▶ [Task statement] Work out how many lines in the listing below include the word "this". Give nothing but the number.

====

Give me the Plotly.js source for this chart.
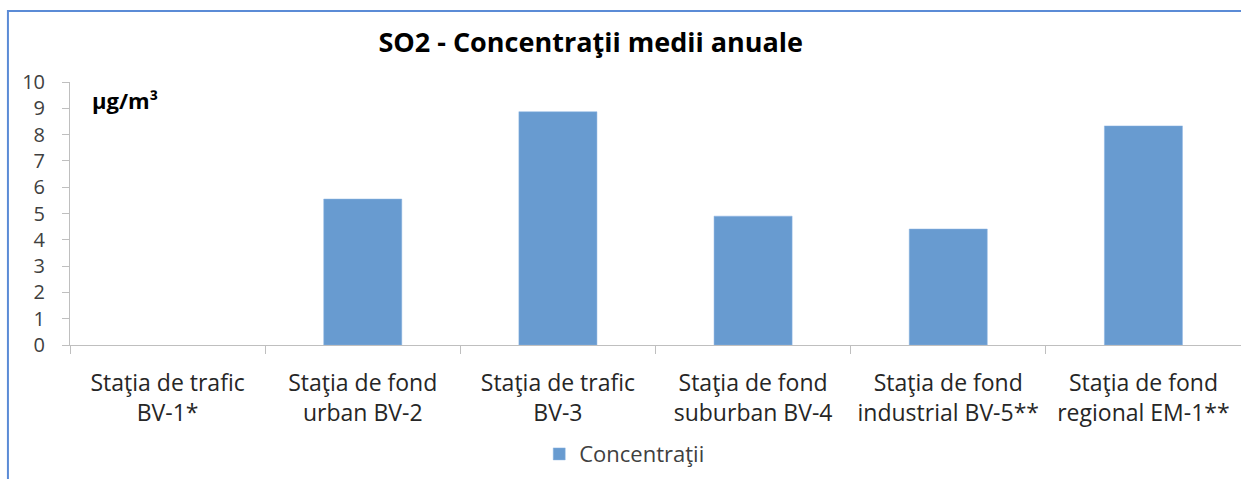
<!DOCTYPE html>
<html>
<head>
<meta charset="utf-8">
<script src="https://cdn.plot.ly/plotly-3.0.1.min.js"></script>
<style>
html,body{margin:0;padding:0;background:#fff;}
#chart{width:1241px;height:479px;}
</style>
</head>
<body>
<div id="chart"></div>
<script>
const categories = [
  "Staţia de trafic<br>BV-1*",
  "Staţia de fond<br>urban BV-2",
  "Staţia de trafic<br>BV-3",
  "Staţia de fond<br>suburban BV-4",
  "Staţia de fond<br>industrial BV-5**",
  "Staţia de fond<br>regional EM-1**"
];
const concentratii = [null, 5.55, 8.87, 4.9, 4.41, 8.33];
const seriesName = "Concentraţii";
const chartTitle = "SO2 - Concentraţii medii anuale";
const unitLabel = "µg/m³";

const FONT = "Open Sans, Liberation Sans, Arial, sans-serif";
const trace = {
  type: "bar",
  x: categories,
  y: concentratii,
  name: seriesName,
  marker: {color: "#689BD0", line: {color: "#8DB4E2", width: 0.5}},
  showlegend: true,
  hoverinfo: "x+y"
};

const layout = {
  width: 1241,
  height: 479,
  margin: {l: 70, r: 0, t: 82, b: 134},
  paper_bgcolor: "#ffffff",
  plot_bgcolor: "#ffffff",
  font: {family: FONT, color: "#404040"},
  title: {
    text: "<b>" + chartTitle + "</b>",
    font: {family: FONT, size: 27, color: "#000000"},
    x: 0.476, xref: "container", xanchor: "center",
    y: 0.912, yref: "container", yanchor: "middle"
  },
  bargap: 0.6,
  xaxis: {
    type: "category",
    showline: true, linecolor: "#BFBFBF", linewidth: 1,
    ticks: "outside", tickson: "boundaries", ticklen: 8, tickcolor: "#BFBFBF",
    showgrid: false, zeroline: false,
    tickfont: {family: FONT, size: 23, color: "#262626"},
    ticklabelstandoff: 17
  },
  yaxis: {
    range: [0, 10],
    dtick: 1,
    showline: true, linecolor: "#BFBFBF", linewidth: 1,
    ticks: "outside", ticklen: 7, tickcolor: "#BFBFBF",
    showgrid: false, zeroline: false,
    tickfont: {family: FONT, size: 20, color: "#404040"},
    ticklabelstandoff: 13
  },
  legend: {
    orientation: "h",
    x: 0.503, xref: "container", xanchor: "center",
    y: 0.052, yref: "container", yanchor: "middle",
    font: {family: FONT, size: 22, color: "#404040"},
    itemwidth: 30
  },
  annotations: [{
    text: "<b>" + unitLabel + "</b>",
    xref: "paper", yref: "paper",
    x: 0.017, y: 0.93, xanchor: "left", yanchor: "middle",
    showarrow: false,
    font: {family: FONT, size: 22, color: "#000000"}
  }],
  shapes: [{
    type: "rect", xref: "paper", yref: "paper",
    x0: -0.053, x1: 1.2, y0: -0.6, y1: 1.27,
    line: {color: "#5B8BD6", width: 2}, fillcolor: "rgba(0,0,0,0)",
    layer: "below"
  }]
};

Plotly.newPlot("chart", [trace], layout, {displayModeBar: false, staticPlot: true});
</script>
</body>
</html>
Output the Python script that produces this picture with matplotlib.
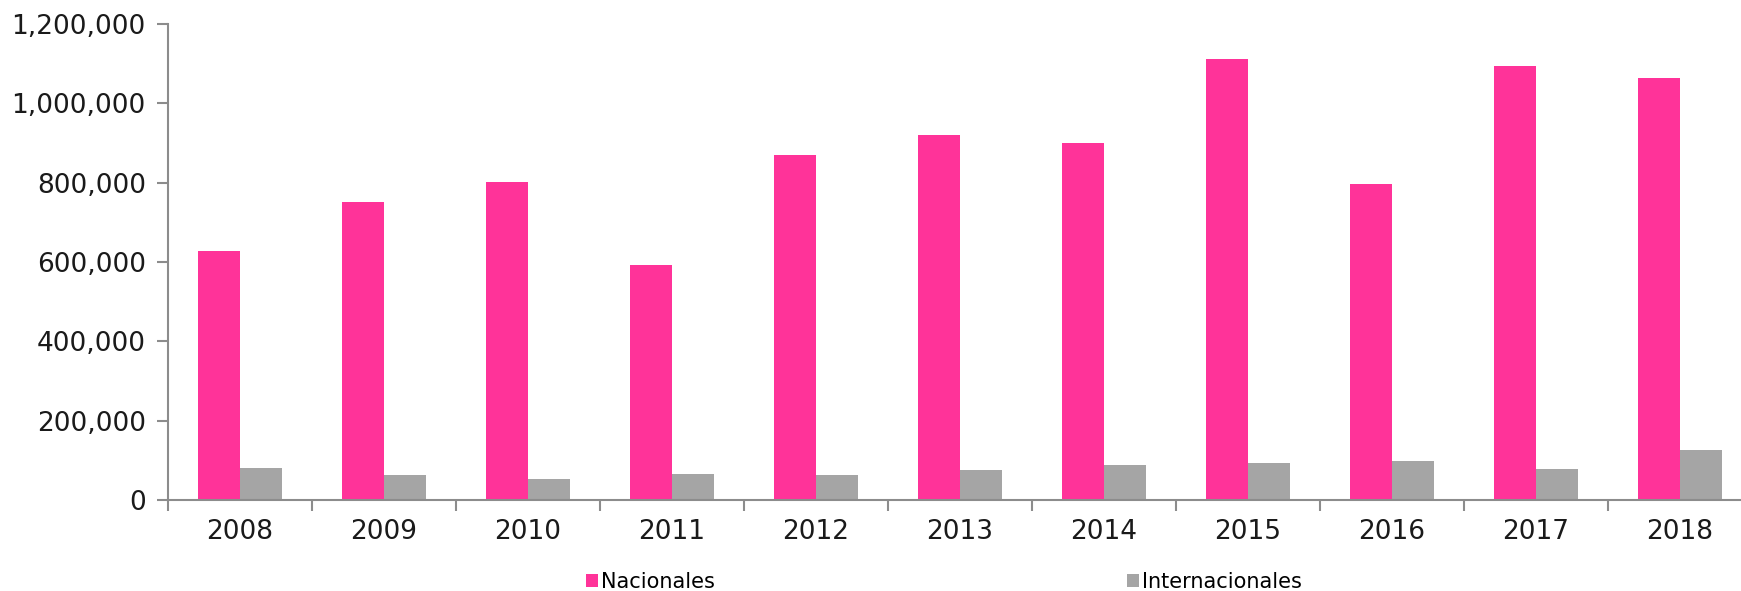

====

▶ [Final result] 2